## BEGIN Working data

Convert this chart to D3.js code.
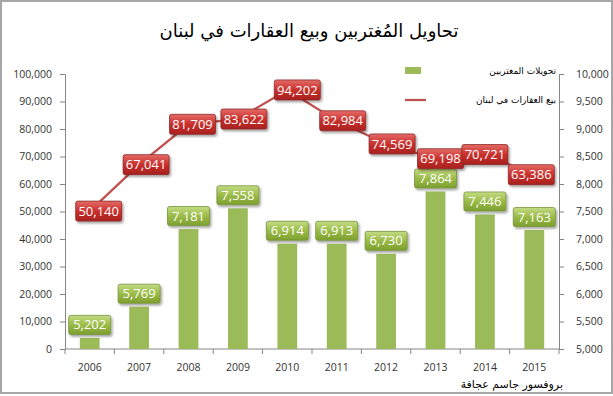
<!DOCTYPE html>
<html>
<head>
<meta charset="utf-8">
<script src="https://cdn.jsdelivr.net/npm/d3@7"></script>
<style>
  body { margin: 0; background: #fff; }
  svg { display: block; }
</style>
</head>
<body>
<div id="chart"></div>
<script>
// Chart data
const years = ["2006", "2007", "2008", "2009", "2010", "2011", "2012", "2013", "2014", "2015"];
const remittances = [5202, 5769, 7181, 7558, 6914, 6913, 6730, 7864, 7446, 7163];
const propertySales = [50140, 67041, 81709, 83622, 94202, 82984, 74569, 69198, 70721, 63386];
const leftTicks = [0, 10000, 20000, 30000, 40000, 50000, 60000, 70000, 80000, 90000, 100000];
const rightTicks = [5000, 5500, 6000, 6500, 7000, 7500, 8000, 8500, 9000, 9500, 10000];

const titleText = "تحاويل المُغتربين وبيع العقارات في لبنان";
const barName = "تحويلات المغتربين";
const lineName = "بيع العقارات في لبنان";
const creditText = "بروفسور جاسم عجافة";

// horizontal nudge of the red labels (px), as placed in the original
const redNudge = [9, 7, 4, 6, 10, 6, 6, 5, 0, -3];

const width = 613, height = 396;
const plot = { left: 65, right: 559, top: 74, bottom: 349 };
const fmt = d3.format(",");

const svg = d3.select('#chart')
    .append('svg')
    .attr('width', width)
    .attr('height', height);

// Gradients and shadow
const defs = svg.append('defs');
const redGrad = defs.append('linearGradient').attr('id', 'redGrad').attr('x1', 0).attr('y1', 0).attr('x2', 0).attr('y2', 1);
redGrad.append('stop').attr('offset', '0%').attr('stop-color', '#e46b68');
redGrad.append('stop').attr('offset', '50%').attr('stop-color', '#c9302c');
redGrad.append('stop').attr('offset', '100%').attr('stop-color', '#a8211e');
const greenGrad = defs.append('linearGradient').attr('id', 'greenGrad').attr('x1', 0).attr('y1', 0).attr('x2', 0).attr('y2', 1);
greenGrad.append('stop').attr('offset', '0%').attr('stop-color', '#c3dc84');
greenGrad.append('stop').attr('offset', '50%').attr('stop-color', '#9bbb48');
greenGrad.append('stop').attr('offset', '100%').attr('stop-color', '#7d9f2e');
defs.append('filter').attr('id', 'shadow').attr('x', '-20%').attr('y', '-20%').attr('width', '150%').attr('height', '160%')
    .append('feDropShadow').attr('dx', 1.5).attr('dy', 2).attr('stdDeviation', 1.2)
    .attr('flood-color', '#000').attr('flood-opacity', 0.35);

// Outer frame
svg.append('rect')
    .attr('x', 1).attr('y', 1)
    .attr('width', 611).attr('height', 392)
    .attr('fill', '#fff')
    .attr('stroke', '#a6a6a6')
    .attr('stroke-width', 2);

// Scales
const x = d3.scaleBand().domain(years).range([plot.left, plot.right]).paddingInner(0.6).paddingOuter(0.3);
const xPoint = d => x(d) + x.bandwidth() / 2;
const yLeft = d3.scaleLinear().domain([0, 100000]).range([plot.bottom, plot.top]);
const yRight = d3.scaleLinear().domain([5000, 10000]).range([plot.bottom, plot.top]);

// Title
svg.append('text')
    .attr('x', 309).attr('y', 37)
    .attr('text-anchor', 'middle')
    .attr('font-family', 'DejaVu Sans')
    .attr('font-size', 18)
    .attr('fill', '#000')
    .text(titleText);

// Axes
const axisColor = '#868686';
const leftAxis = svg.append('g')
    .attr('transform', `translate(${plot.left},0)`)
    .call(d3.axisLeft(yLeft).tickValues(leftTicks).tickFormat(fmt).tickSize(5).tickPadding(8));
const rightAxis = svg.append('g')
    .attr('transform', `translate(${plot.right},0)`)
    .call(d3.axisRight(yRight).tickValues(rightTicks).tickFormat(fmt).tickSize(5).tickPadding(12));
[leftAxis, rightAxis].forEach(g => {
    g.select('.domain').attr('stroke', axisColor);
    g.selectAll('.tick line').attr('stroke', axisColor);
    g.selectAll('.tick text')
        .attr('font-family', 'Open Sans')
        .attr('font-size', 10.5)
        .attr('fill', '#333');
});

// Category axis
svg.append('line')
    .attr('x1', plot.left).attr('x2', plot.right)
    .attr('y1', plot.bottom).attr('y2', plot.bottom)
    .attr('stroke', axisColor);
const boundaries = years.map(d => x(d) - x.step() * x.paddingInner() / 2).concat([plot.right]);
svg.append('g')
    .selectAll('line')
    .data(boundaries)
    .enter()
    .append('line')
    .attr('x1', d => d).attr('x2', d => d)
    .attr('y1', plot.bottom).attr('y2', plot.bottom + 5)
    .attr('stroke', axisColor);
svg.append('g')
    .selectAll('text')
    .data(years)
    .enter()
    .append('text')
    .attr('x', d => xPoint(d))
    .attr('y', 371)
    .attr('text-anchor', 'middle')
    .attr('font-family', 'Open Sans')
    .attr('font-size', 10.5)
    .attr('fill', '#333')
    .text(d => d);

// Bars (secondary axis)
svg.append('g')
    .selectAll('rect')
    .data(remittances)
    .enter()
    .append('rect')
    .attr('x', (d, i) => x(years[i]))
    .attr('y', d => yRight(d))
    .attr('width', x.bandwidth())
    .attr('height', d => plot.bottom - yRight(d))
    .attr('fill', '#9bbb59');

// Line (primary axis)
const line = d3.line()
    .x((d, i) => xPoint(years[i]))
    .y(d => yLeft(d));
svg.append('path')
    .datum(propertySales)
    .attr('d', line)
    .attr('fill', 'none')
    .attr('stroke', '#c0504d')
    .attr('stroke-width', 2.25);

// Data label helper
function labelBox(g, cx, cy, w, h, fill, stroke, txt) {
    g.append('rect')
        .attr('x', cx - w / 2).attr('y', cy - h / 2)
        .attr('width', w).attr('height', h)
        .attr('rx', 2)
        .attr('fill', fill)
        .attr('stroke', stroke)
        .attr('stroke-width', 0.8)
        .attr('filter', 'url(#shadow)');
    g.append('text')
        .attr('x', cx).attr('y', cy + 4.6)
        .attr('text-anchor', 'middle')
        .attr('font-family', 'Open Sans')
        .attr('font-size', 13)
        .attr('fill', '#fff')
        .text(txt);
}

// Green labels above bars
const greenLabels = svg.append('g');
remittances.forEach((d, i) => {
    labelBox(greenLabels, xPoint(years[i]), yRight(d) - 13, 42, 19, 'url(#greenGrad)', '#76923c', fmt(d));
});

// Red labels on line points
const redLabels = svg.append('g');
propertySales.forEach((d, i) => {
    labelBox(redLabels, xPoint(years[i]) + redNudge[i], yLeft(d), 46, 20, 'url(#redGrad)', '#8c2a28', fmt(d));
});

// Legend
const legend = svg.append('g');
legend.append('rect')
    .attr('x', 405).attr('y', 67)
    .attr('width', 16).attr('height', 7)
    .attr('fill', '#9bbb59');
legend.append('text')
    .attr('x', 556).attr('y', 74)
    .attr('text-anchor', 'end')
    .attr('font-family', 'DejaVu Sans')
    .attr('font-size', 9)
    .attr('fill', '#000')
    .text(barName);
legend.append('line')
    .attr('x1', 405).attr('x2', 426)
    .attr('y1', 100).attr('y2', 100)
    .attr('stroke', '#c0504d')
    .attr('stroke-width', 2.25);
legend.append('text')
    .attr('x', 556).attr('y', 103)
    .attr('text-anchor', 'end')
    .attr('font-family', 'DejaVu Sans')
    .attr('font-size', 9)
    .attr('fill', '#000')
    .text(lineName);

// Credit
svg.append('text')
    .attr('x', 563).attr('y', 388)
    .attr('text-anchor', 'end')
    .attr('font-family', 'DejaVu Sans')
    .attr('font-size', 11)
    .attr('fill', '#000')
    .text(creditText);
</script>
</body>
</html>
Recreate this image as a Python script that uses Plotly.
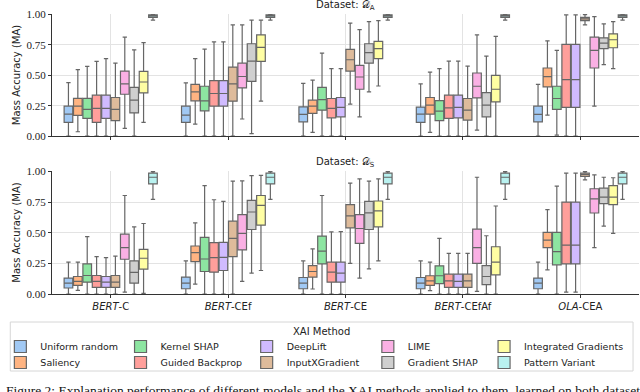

## END Working data

(Required work):
Reproduce the whole listing above word for word, but not its pictures.

(Exercise solution):
Convert this chart to D3.js code.
<!DOCTYPE html>
<html>
<head>
<meta charset="utf-8">
<script src="https://cdn.jsdelivr.net/npm/d3@7"></script>
<style>
  body { margin: 0; background: #fff; }
  svg { display: block; }
</style>
</head>
<body>
<div id="chart"></div>
<script>
// Chart data
const years = ["2006", "2007", "2008", "2009", "2010", "2011", "2012", "2013", "2014", "2015"];
const remittances = [5202, 5769, 7181, 7558, 6914, 6913, 6730, 7864, 7446, 7163];
const propertySales = [50140, 67041, 81709, 83622, 94202, 82984, 74569, 69198, 70721, 63386];
const leftTicks = [0, 10000, 20000, 30000, 40000, 50000, 60000, 70000, 80000, 90000, 100000];
const rightTicks = [5000, 5500, 6000, 6500, 7000, 7500, 8000, 8500, 9000, 9500, 10000];

const titleText = "تحاويل المُغتربين وبيع العقارات في لبنان";
const barName = "تحويلات المغتربين";
const lineName = "بيع العقارات في لبنان";
const creditText = "بروفسور جاسم عجافة";

// horizontal nudge of the red labels (px), as placed in the original
const redNudge = [9, 7, 4, 6, 10, 6, 6, 5, 0, -3];

const width = 613, height = 396;
const plot = { left: 65, right: 559, top: 74, bottom: 349 };
const fmt = d3.format(",");

const svg = d3.select('#chart')
    .append('svg')
    .attr('width', width)
    .attr('height', height);

// Gradients and shadow
const defs = svg.append('defs');
const redGrad = defs.append('linearGradient').attr('id', 'redGrad').attr('x1', 0).attr('y1', 0).attr('x2', 0).attr('y2', 1);
redGrad.append('stop').attr('offset', '0%').attr('stop-color', '#e46b68');
redGrad.append('stop').attr('offset', '50%').attr('stop-color', '#c9302c');
redGrad.append('stop').attr('offset', '100%').attr('stop-color', '#a8211e');
const greenGrad = defs.append('linearGradient').attr('id', 'greenGrad').attr('x1', 0).attr('y1', 0).attr('x2', 0).attr('y2', 1);
greenGrad.append('stop').attr('offset', '0%').attr('stop-color', '#c3dc84');
greenGrad.append('stop').attr('offset', '50%').attr('stop-color', '#9bbb48');
greenGrad.append('stop').attr('offset', '100%').attr('stop-color', '#7d9f2e');
defs.append('filter').attr('id', 'shadow').attr('x', '-20%').attr('y', '-20%').attr('width', '150%').attr('height', '160%')
    .append('feDropShadow').attr('dx', 1.5).attr('dy', 2).attr('stdDeviation', 1.2)
    .attr('flood-color', '#000').attr('flood-opacity', 0.35);

// Outer frame
svg.append('rect')
    .attr('x', 1).attr('y', 1)
    .attr('width', 611).attr('height', 392)
    .attr('fill', '#fff')
    .attr('stroke', '#a6a6a6')
    .attr('stroke-width', 2);

// Scales
const x = d3.scaleBand().domain(years).range([plot.left, plot.right]).paddingInner(0.6).paddingOuter(0.3);
const xPoint = d => x(d) + x.bandwidth() / 2;
const yLeft = d3.scaleLinear().domain([0, 100000]).range([plot.bottom, plot.top]);
const yRight = d3.scaleLinear().domain([5000, 10000]).range([plot.bottom, plot.top]);

// Title
svg.append('text')
    .attr('x', 309).attr('y', 37)
    .attr('text-anchor', 'middle')
    .attr('font-family', 'DejaVu Sans')
    .attr('font-size', 18)
    .attr('fill', '#000')
    .text(titleText);

// Axes
const axisColor = '#868686';
const leftAxis = svg.append('g')
    .attr('transform', `translate(${plot.left},0)`)
    .call(d3.axisLeft(yLeft).tickValues(leftTicks).tickFormat(fmt).tickSize(5).tickPadding(8));
const rightAxis = svg.append('g')
    .attr('transform', `translate(${plot.right},0)`)
    .call(d3.axisRight(yRight).tickValues(rightTicks).tickFormat(fmt).tickSize(5).tickPadding(12));
[leftAxis, rightAxis].forEach(g => {
    g.select('.domain').attr('stroke', axisColor);
    g.selectAll('.tick line').attr('stroke', axisColor);
    g.selectAll('.tick text')
        .attr('font-family', 'Open Sans')
        .attr('font-size', 10.5)
        .attr('fill', '#333');
});

// Category axis
svg.append('line')
    .attr('x1', plot.left).attr('x2', plot.right)
    .attr('y1', plot.bottom).attr('y2', plot.bottom)
    .attr('stroke', axisColor);
const boundaries = years.map(d => x(d) - x.step() * x.paddingInner() / 2).concat([plot.right]);
svg.append('g')
    .selectAll('line')
    .data(boundaries)
    .enter()
    .append('line')
    .attr('x1', d => d).attr('x2', d => d)
    .attr('y1', plot.bottom).attr('y2', plot.bottom + 5)
    .attr('stroke', axisColor);
svg.append('g')
    .selectAll('text')
    .data(years)
    .enter()
    .append('text')
    .attr('x', d => xPoint(d))
    .attr('y', 371)
    .attr('text-anchor', 'middle')
    .attr('font-family', 'Open Sans')
    .attr('font-size', 10.5)
    .attr('fill', '#333')
    .text(d => d);

// Bars (secondary axis)
svg.append('g')
    .selectAll('rect')
    .data(remittances)
    .enter()
    .append('rect')
    .attr('x', (d, i) => x(years[i]))
    .attr('y', d => yRight(d))
    .attr('width', x.bandwidth())
    .attr('height', d => plot.bottom - yRight(d))
    .attr('fill', '#9bbb59');

// Line (primary axis)
const line = d3.line()
    .x((d, i) => xPoint(years[i]))
    .y(d => yLeft(d));
svg.append('path')
    .datum(propertySales)
    .attr('d', line)
    .attr('fill', 'none')
    .attr('stroke', '#c0504d')
    .attr('stroke-width', 2.25);

// Data label helper
function labelBox(g, cx, cy, w, h, fill, stroke, txt) {
    g.append('rect')
        .attr('x', cx - w / 2).attr('y', cy - h / 2)
        .attr('width', w).attr('height', h)
        .attr('rx', 2)
        .attr('fill', fill)
        .attr('stroke', stroke)
        .attr('stroke-width', 0.8)
        .attr('filter', 'url(#shadow)');
    g.append('text')
        .attr('x', cx).attr('y', cy + 4.6)
        .attr('text-anchor', 'middle')
        .attr('font-family', 'Open Sans')
        .attr('font-size', 13)
        .attr('fill', '#fff')
        .text(txt);
}

// Green labels above bars
const greenLabels = svg.append('g');
remittances.forEach((d, i) => {
    labelBox(greenLabels, xPoint(years[i]), yRight(d) - 13, 42, 19, 'url(#greenGrad)', '#76923c', fmt(d));
});

// Red labels on line points
const redLabels = svg.append('g');
propertySales.forEach((d, i) => {
    labelBox(redLabels, xPoint(years[i]) + redNudge[i], yLeft(d), 46, 20, 'url(#redGrad)', '#8c2a28', fmt(d));
});

// Legend
const legend = svg.append('g');
legend.append('rect')
    .attr('x', 405).attr('y', 67)
    .attr('width', 16).attr('height', 7)
    .attr('fill', '#9bbb59');
legend.append('text')
    .attr('x', 556).attr('y', 74)
    .attr('text-anchor', 'end')
    .attr('font-family', 'DejaVu Sans')
    .attr('font-size', 9)
    .attr('fill', '#000')
    .text(barName);
legend.append('line')
    .attr('x1', 405).attr('x2', 426)
    .attr('y1', 100).attr('y2', 100)
    .attr('stroke', '#c0504d')
    .attr('stroke-width', 2.25);
legend.append('text')
    .attr('x', 556).attr('y', 103)
    .attr('text-anchor', 'end')
    .attr('font-family', 'DejaVu Sans')
    .attr('font-size', 9)
    .attr('fill', '#000')
    .text(lineName);

// Credit
svg.append('text')
    .attr('x', 563).attr('y', 388)
    .attr('text-anchor', 'end')
    .attr('font-family', 'DejaVu Sans')
    .attr('font-size', 11)
    .attr('fill', '#000')
    .text(creditText);
</script>
</body>
</html>
Recreate this image as a Python script that uses Plotly.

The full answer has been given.